De directeur van de Amerikaanse FBI, James Corney, verwacht dat er de komende jaren nog veel meer rechtszaken en juridische procedures gaan volgen waarin een opsporingsdienst eist van een bedrijf dat het helpt aan het hacken of ontgrendelen van een apparaat.

De rechtszaak tussen de Apple en de FBI liep eerder dit jaar heel hoog op, nadat Apple was veroordeeld door de rechter om de FBI te assisteren bij het hacken van een iPhone 5C van een terrorist. Apple weigerde eraan mee te werken om de beveiligingen waar het zo hard aan had gewerkt weer af te breken. Uiteindelijk kwam zelfs het Amerikaanse Congres eraan te pas, maar de zaak liep met een sisser af toen de FBI besloot een hack te kopen van een extern bedrijf waarmee de iPhone 5C was te kraken.

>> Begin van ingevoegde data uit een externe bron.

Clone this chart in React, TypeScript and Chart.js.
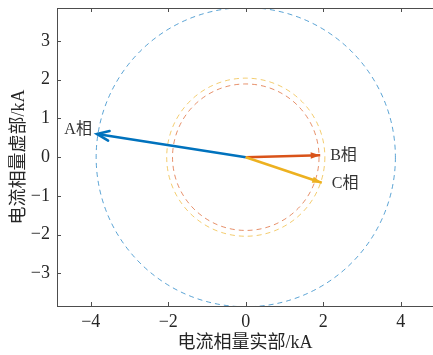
import React, { useEffect, useRef } from "react";
import { Chart, registerables } from "chart.js";

Chart.register(...registerables);

// ---- data ----
const phaseLabels = ["A相", "B相", "C相"];
const phaseReal = [-3.84, 1.92, 1.96];
const phaseImag = [0.6, 0.05, -0.66];
const phaseColors = ["#0072BD", "#D95319", "#EDB120"];

const circleRadii = [3.86, 1.89, 2.04];
const circleColors = ["rgba(0,114,189,0.65)", "rgba(217,83,25,0.65)", "rgba(237,177,32,0.65)"];

const xTicks = [-4, -2, 0, 2, 4];
const yTicks = [-3, -2, -1, 0, 1, 2, 3];

const xTitle = "电流相量实部/kA";
const yTitle = "电流相量虚部/kA";

const FONT = "'Liberation Serif', 'Noto Sans CJK SC', serif";
const AXIS_COLOR = "#4d4d4d";
const TEXT_COLOR = "#262626";

const fmt = (v: number) => String(v).replace("-", "\u2212");

const phasorPlugin = {
  id: "phasor",
  beforeDatasetsDraw(chart: any) {
    const { ctx, chartArea, scales } = chart;
    const xs = scales.x, ys = scales.y;
    ctx.save();
    ctx.beginPath();
    ctx.rect(chartArea.left, chartArea.top, chartArea.right - chartArea.left, chartArea.bottom - chartArea.top);
    ctx.clip();
    const cx = xs.getPixelForValue(0), cy = ys.getPixelForValue(0);
    circleRadii.forEach((r, i) => {
      const rx = Math.abs(xs.getPixelForValue(r) - cx);
      const ry = Math.abs(ys.getPixelForValue(r) - cy);
      ctx.beginPath();
      ctx.setLineDash([5, 4]);
      ctx.lineWidth = 1;
      ctx.strokeStyle = circleColors[i];
      ctx.ellipse(cx, cy, rx, ry, 0, 0, Math.PI * 2);
      ctx.stroke();
    });
    ctx.restore();
  },
  afterDatasetsDraw(chart: any) {
    const { ctx, scales } = chart;
    const xs = scales.x, ys = scales.y;
    const ox = xs.getPixelForValue(0), oy = ys.getPixelForValue(0);
    ctx.save();
    ctx.setLineDash([]);
    phaseReal.forEach((re, i) => {
      const tx = xs.getPixelForValue(re), ty = ys.getPixelForValue(phaseImag[i]);
      const ang = Math.atan2(ty - oy, tx - ox);
      const len = i === 0 ? 13 : 10;
      const spread = i === 0 ? 0.38 : 0.32;
      const p1x = tx - len * Math.cos(ang - spread), p1y = ty - len * Math.sin(ang - spread);
      const p2x = tx - len * Math.cos(ang + spread), p2y = ty - len * Math.sin(ang + spread);
      ctx.strokeStyle = phaseColors[i];
      ctx.fillStyle = phaseColors[i];
      ctx.lineWidth = 2.5;
      ctx.lineCap = "round";
      if (i === 0) {
        ctx.beginPath();
        ctx.moveTo(p1x, p1y);
        ctx.lineTo(tx, ty);
        ctx.lineTo(p2x, p2y);
        ctx.stroke();
      } else {
        ctx.beginPath();
        ctx.moveTo(tx, ty);
        ctx.lineTo(p1x, p1y);
        ctx.lineTo(p2x, p2y);
        ctx.closePath();
        ctx.fill();
      }
    });
    // labels
    ctx.font = `16px ${FONT}`;
    ctx.fillStyle = "#333333";
    ctx.textBaseline = "middle";
    phaseLabels.forEach((lab, i) => {
      const tx = xs.getPixelForValue(phaseReal[i]), ty = ys.getPixelForValue(phaseImag[i]);
      if (phaseReal[i] < 0) {
        ctx.textAlign = "right";
        ctx.fillText(lab, tx - 5, ty - 4);
      } else {
        ctx.textAlign = "left";
        ctx.fillText(lab, tx + 10, ty + 1);
      }
    });
    ctx.restore();
  },
  afterDraw(chart: any) {
    const { ctx, chartArea, scales } = chart;
    ctx.save();
    ctx.strokeStyle = AXIS_COLOR;
    ctx.lineWidth = 1;
    // top border
    ctx.beginPath();
    ctx.moveTo(chartArea.left, chartArea.top + 0.5);
    ctx.lineTo(chartArea.right, chartArea.top + 0.5);
    ctx.stroke();
    // inward ticks
    const tl = 4;
    xTicks.forEach((v) => {
      const px = Math.round(scales.x.getPixelForValue(v)) + 0.5;
      ctx.beginPath();
      ctx.moveTo(px, chartArea.bottom);
      ctx.lineTo(px, chartArea.bottom - tl);
      ctx.moveTo(px, chartArea.top);
      ctx.lineTo(px, chartArea.top + tl);
      ctx.stroke();
    });
    yTicks.forEach((v) => {
      const py = Math.round(scales.y.getPixelForValue(v)) + 0.5;
      ctx.beginPath();
      ctx.moveTo(chartArea.left, py);
      ctx.lineTo(chartArea.left + tl, py);
      ctx.stroke();
    });
    ctx.restore();
  },
};

export default function App() {
  const canvasRef = useRef<HTMLCanvasElement | null>(null);

  useEffect(() => {
    document.body.style.margin = "0";
    const canvas = canvasRef.current;
    if (!canvas) return;
    const datasets = phaseReal.map((re, i) => ({
      label: phaseLabels[i],
      data: [
        { x: 0, y: 0 },
        { x: re, y: phaseImag[i] },
      ],
      showLine: true,
      borderColor: phaseColors[i],
      backgroundColor: phaseColors[i],
      borderWidth: 2.6,
      pointRadius: 0,
      order: 3 - i,
    }));
    const chart = new Chart(canvas, {
      type: "scatter",
      data: { datasets },
      options: {
        animation: false,
        responsive: false,
        maintainAspectRatio: false,
        layout: { padding: { top: 8, right: 0, bottom: 0, left: 0 } },
        plugins: {
          legend: { display: false },
          tooltip: { enabled: false },
        },
        scales: {
          x: {
            type: "linear",
            min: -4.87,
            max: 4.83,
            afterBuildTicks: (s: any) => {
              s.ticks = xTicks.map((v) => ({ value: v }));
            },
            afterFit: (s: any) => {
              s.height = 49;
              s.paddingLeft = 0;
              s.paddingRight = 0;
            },
            grid: { display: false, drawTicks: false },
            border: { display: true, color: AXIS_COLOR, width: 1 },
            ticks: {
              padding: 5,
              color: TEXT_COLOR,
              font: { family: FONT, size: 18 },
              callback: (v: any) => fmt(Number(v)),
              maxRotation: 0,
              autoSkip: false,
            },
            title: {
              display: true,
              text: xTitle,
              color: TEXT_COLOR,
              font: { family: FONT, size: 18 },
              padding: { top: 0, bottom: 1 },
            },
          },
          y: {
            type: "linear",
            min: -3.84,
            max: 3.85,
            afterBuildTicks: (s: any) => {
              s.ticks = yTicks.map((v) => ({ value: v }));
            },
            afterFit: (s: any) => {
              s.width = 57;
              s.paddingTop = 0;
              s.paddingBottom = 0;
            },
            grid: { display: false, drawTicks: false },
            border: { display: true, color: AXIS_COLOR, width: 1 },
            ticks: {
              padding: 7,
              color: TEXT_COLOR,
              font: { family: FONT, size: 18 },
              callback: (v: any) => fmt(Number(v)),
              autoSkip: false,
            },
            title: {
              display: true,
              text: yTitle,
              color: TEXT_COLOR,
              font: { family: FONT, size: 18 },
              padding: { top: 8, bottom: 0 },
            },
          },
        },
      },
      plugins: [phasorPlugin],
    } as any);
    return () => chart.destroy();
  }, []);

  return (
    <div style={{ position: "fixed", left: 0, top: 0, width: 433, height: 355, background: "#fff" }}>
      <canvas ref={canvasRef} width={433} height={355} style={{ width: 433, height: 355, display: "block" }} />
    </div>
  );
}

De FBI beschikt nu over de mogelijkheid om een iPhone 5C te hacken, maar nieuwere smartphones zijn naar verluidt nog steeds een brug te ver, dus het lijkt een kwestie van tijd tot de opsporingsdiensten een nieuwere smartphone hebben waar ze ook geen toegang toe hebben. De betreffende fabrikant kan dan ook een rechtszaak verwachten als we Corney mogen geloven.

Toegang tot apparaten wordt daarnaast ook steeds belangrijker, voorheen kozen de opsporingsdiensten er vaak voor om gewoon de communicatie af te tappen, maar dat is tegenwoordig door alle strenge encryptie niet meer mogelijk, zelfs WhatsApp heeft tegenwoordig end-to-end-encryptie ingevoerd.

Waarschijnlijk zien we dit jaar nog een volgende rechtszaak tegemoet tussen een IT-gigant en een opsporingsdienst.